Who Is Gretchen Whitmer? The Democrats’ Choice for State of the Union Response

“She can actually address things in a way that people can comprehend it,” said Mayor Sheldon Neeley of Flint, a Democrat who said the governor was skilled in speaking to voters who had lost faith in government. “She can reach and she can touch and she can articulate a message for those individuals to be able to re-engage.”

But where liberals described a leader tough enough to not back down to Republican demands, conservatives complained about an unwilling negotiator whose actions as governor have veered to the left of her campaign rhetoric.

“Governor Whitmer ran as a moderate who would fix the roads and build bridges,” said Tori Sachs, a former aide to Ms. Whitmer’s Republican predecessor who is now the executive director of Michigan Rising Action, a conservative advocacy group. But so far, Ms. Sachs said, Ms. Whitmer’s tenure has been defined by failure on the road issue and budget vetoes that she said displayed a level of “political vindictiveness” unfamiliar in Lansing.

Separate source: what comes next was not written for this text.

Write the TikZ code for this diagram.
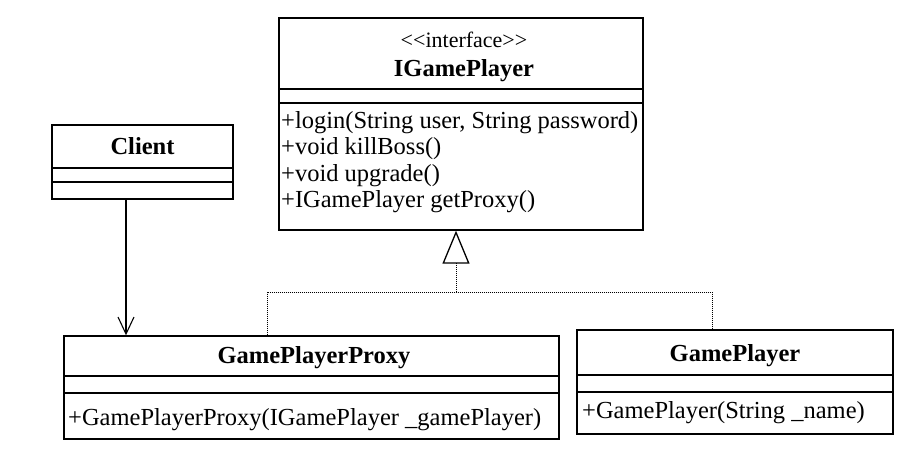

Ms. Whitmer’s roughly 10-minute rebuttal to the president, to be delivered from East Lansing High School, carries both potential pitfalls and the opportunity to elevate her national profile.

Members of Congress frequently give the responses — including Representative Veronica Escobar, Democrat of Texas, who will give a Spanish-language rebuttal to the president on Tuesday. But both parties have at times tapped state-level politicians for the role, which is seen as an annual proving ground for up-and-coming politicians.

Nikki Haley, then the governor of South Carolina, gave the Republican response to President Barack Obama’s speech in 2016, a year before she became Mr. Trump’s ambassador to the United Nations. Kathleen Sebelius, who once gave the Democratic response to President George W. Bush when she was governor of Kansas, was later named to Mr. Obama’s cabinet. And Stacey Abrams, a former Georgia state legislator who narrowly lost the 2018 race for governor, gave the Democratic response last year.

But missteps in the speech can become a punchline for years, as Senator Marco Rubio of Florida learned when he reached for a sip of water during his 2013 response. And Ms. Whitmer’s speech comes at an especially fraught time, with an election looming, an impeachment trial fresh in mind and a president known for riffing. Ms. Whitmer said she was still considering having different pieces of material prepared for her speech, with the option of adding or subtracting based on what Mr. Trump says.